After Alston’s experience Baltimore police policy became to always put van passengers in seatbelts. This was ignored Abbott’s incident. For Freddie Gray, the excuse was the gathering crowd. At about the time of Gray’s injury Baltimore settled with Christine Abbott, paying her $95,000.00 for her trauma.

Thanks to cameras, “rough riding” isn’t as common as it used to be.

The prevalence of rough riding may have subsided in recent years. Incredibly, prosecutors didn’t even charge the officers in Gray’s case with rough riding. Nevertheless, the revolting facts of such a case are impossible for any police chief to defend.

The most telling difference between Freddie Gray’s ride and Randy Cox’s is the prevalence of video. There was some video available after the Baltimore incident, largely from observers’ phone cameras. But it was nothing like what we got to see of Randy Cox. The YouTube video says it all.

All of these high-profile instances leave us at a crossroads.

These dog kennel-style custodial transport vans are parked at the intersection of police brutality and the need for increased police training. I am acquainted with personal injury and insurance law and am astounded that companies like Bob Barker or Havis would even sell a compartment without seatbelts attached to the benches. It’s like a class action suit waiting to happen. 
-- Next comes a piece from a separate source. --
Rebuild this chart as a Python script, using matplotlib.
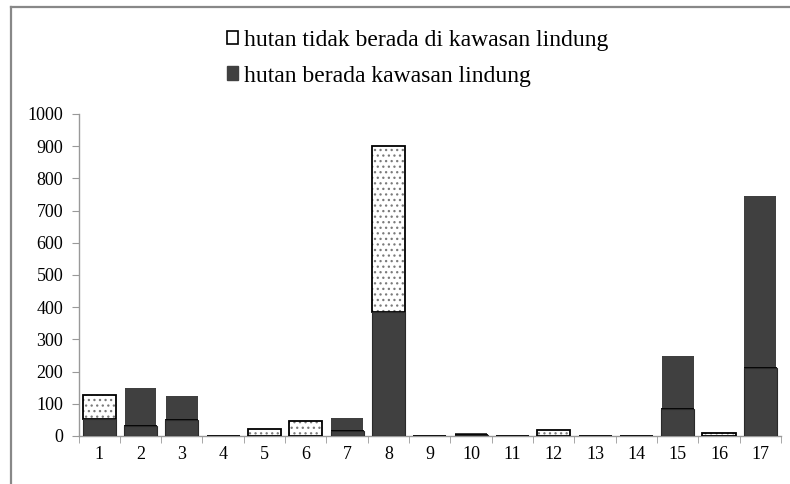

Since Cox’s injury on June 19, New Haven has made several decisive policy changes. Persons who are arrested must be transported only in patrol cars. Cox was moved, for some reason, from a patrol car to the proverbial dog kennel. Had they driven him in a patrol car, Randy Cox would be walking around today. New Haven will now only use dog kennels for custodial transport. Furthermore, everyone transported in custody will be belted in.

It is clear to anyone who watches the video of Cox’s arrest and detention that none of the police officers involved believed that Cox was grievously injured. New Haven has made changes requiring officers to respond to medical complaints of custodial persons and to check on their conditions.

“I can’t move” follows “I can’t breathe.”

Cox’s cries of “I can’t move” have entered the police brutality mantras with Eric Garner’s and George Floyd’s “I can’t breathe.” We don’t know how the Cox matter will ultimately change policing in New Haven and other cities. However, if public safety authorities want to build and maintain public confidence and avoid causing massive public payouts, they must take their obligation of care for those in custody — in the manner they respond, transport and restrain them — much more seriously.